En 2019, le président Joko Widodo a formellement soumis au Parlement un projet de déplacement de la capitale. La proposition consistait à édifier une nouvelle capitale à Bornéo, baptisée Nusantara (signifiant « archipel » en ancien javanais), qui devait être érigée sur une concession forestière expirante dans l’est de Bornéo, couvrant 256 000 hectares dans la province du Kalimantan oriental. Le coût du programme était estimé à près de 33 milliards de dollars. L’idée de Joko Widodo était de créer une métropole verte, alimentée par des énergies renouvelables, dépourvue d’embouteillages. Un objectif ambitieux visant à devenir un modèle mondial dans la construction de nouvelles métropoles vertes axée sur la durabilité et la croissance.
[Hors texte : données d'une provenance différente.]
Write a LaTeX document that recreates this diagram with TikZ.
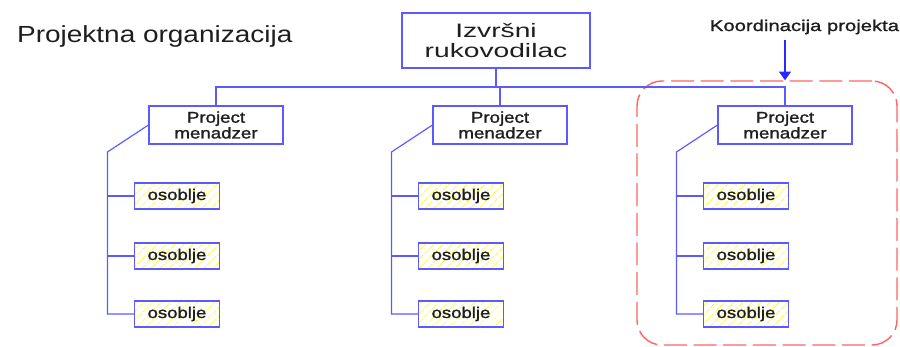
\documentclass[tikz,border=0pt]{standalone}
\usepackage{fontspec}
\setmainfont{Liberation Sans}[FakeStretch=1.2]
\newfontfamily\izfont{Liberation Sans}[FakeStretch=1.45]
\newfontfamily\polufont{Liberation Sans}[FakeStretch=1.2,FakeBold=1.3]
\newfontfamily\koordfont{Liberation Sans}[FakeStretch=1.3,FakeBold=1.3]
\usepackage{tikz}
\usetikzlibrary{arrows.meta}
\usetikzlibrary{patterns.meta}
\definecolor{linija}{RGB}{90,90,255}
\definecolor{strela}{RGB}{40,40,255}
\definecolor{crvena}{RGB}{255,100,100}
\definecolor{zuta}{RGB}{255,255,80}
\definecolor{tekst}{RGB}{30,30,30}

\begin{document}
\begin{tikzpicture}[x=0.03cm,y=-0.03cm,
	veza/.style={linija,line width=1pt},
	sef/.style={draw=linija,line width=0.9pt,minimum width=5.64cm,minimum height=1.65cm,inner sep=0pt,align=center,text=tekst,font=\izfont\fontsize{16.6}{17}\selectfont},
	menadzer/.style={draw=linija,line width=0.9pt,minimum width=4.02cm,minimum height=1.14cm,inner sep=0pt,align=center,text=tekst,font=\polufont\fontsize{13.3}{11}\selectfont},
	osoblje/.style={draw=linija,line width=0.9pt,pattern={Lines[angle=45,distance=5.4pt,line width=1pt]},pattern color=zuta,minimum width=2.55cm,minimum height=0.78cm,inner sep=0pt,text=tekst,font=\polufont\fontsize{13.2}{12}\selectfont},
	grupa/.style={draw=crvena,line width=1.2pt,dash pattern=on 0.69cm off 0.2cm,rounded corners=0.75cm,minimum width=7.8cm,minimum height=7.92cm}]
\useasboundingbox (0,0) rectangle (900,347);
\node[anchor=base west,text=tekst,font=\fontsize{19.9}{20}\selectfont] (naslov) at (13,43) {Projektna organizacija};
\node[grupa] (grp) at (767,213) {};
\node[text=tekst,font=\koordfont\fontsize{13.3}{13}\selectfont] (koord) at (804.5,27) {Koordinacija projekta};
\coordinate (strelica) at (785,40);
\draw[strela,line width=1pt,-{Triangle[width=0.36cm,length=0.26cm]}] (strelica) -- (strelica |- grp.north);
\node[sef] (top) at (496,40.5) {Izvršni\\rukovodilac};
\node[menadzer] (pma) at (216,125) {Project\\menadzer};
\node[menadzer] (pmb) at (500,125) {Project\\menadzer};
\node[menadzer] (pmc) at (785,125) {Project\\menadzer};
\coordinate (bus) at (496,87);
\draw[veza] (top.south) -- (top.south |- bus);
\draw[veza] (pma.north) -- (pma.north |- bus) -- (pmc.north |- bus) -- (pmc.north);
\draw[veza] (pmb.north) -- (pmb.north |- bus);
\foreach \c/\x in {a/216,b/500,c/785} {
	\foreach \r/\y in {1/196,2/256,3/314}
		\node[osoblje] (o\c\r) at (\x-39,\y) {osoblje};
	\coordinate (k\c) at ([xshift=-1.23cm,yshift=-0.81cm]pm\c.west);
	\draw[veza] (pm\c.west) -- (k\c) |- (o\c3.west);
	\draw[veza] (k\c |- o\c1.west) -- (o\c1.west);
	\draw[veza] (k\c |- o\c2.west) -- (o\c2.west);
}
\end{tikzpicture}
\end{document}
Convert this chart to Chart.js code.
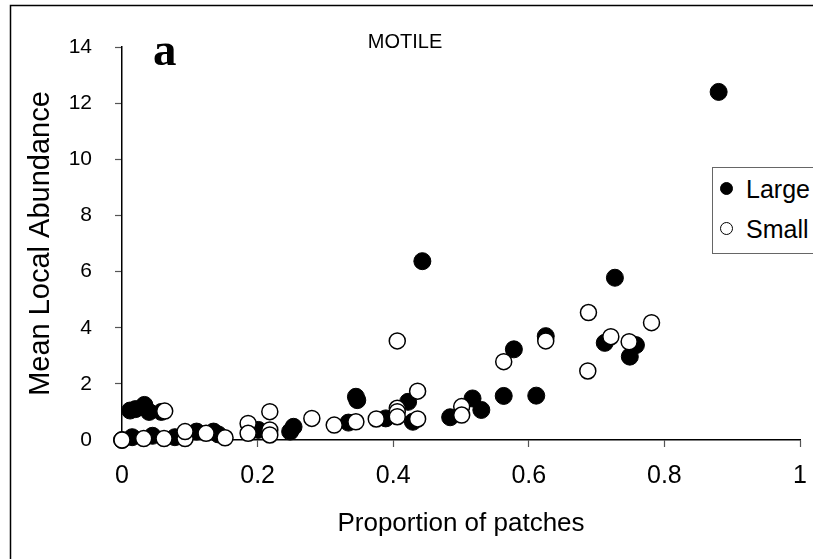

De toute évidence, le déplacement de Jakarta et de sa population représente une entreprise longue et complexe. Tout d’abord, établir une nouvelle capitale à Bornéo ne résoudra pas le problème fondamental de millions de personnes demeurant dans une Jakarta en déclin. La plupart ne sont pas enclines à s’installer sur une île éloignée, et certains résidents de Bornéo ne voient pas d’un bon œil l’arrivée de la capitale. Deuxièmement, Bornéo abrite certaines des plus vastes étendues de forêt tropicale primaire au monde, où résident environ 15 000 espèces de plantes et diverses espèces animales endémiques, exposant ainsi leur habitat à un risque imminent. Enfin, la construction de nouvelles infrastructures, le déplacement des institutions gouvernementales et la fourniture de services publics dans la nouvelle ville nécessitent d’importants investissements financiers. Bien que Joko Widodo ait affirmé que le gouvernement couvrirait 20 % du coût estimé, le reste du financement devra provenir d’investisseurs nationaux et étrangers. Pour l’instant, peu d’entreprises ont montré un réel intérêt dans ce projet. Même SoftBank, le conglomérat technologique japonais, s’est retiré du projet en 2022. Face à ces enjeux, le président de l’Indonésie, Prabowo Subianto, est confronté à la tâche ardue de réévaluer cette initiative ambitieuse, presque utopique. Il doit naviguer avec précaution à travers les aspects environnementaux, les considérations sociales et les implications économiques, tout en cherchant des solutions innovantes pour assurer le succès de ce projet majeur qui pourrait redéfinir la géographie et le futur de l’Indonésie.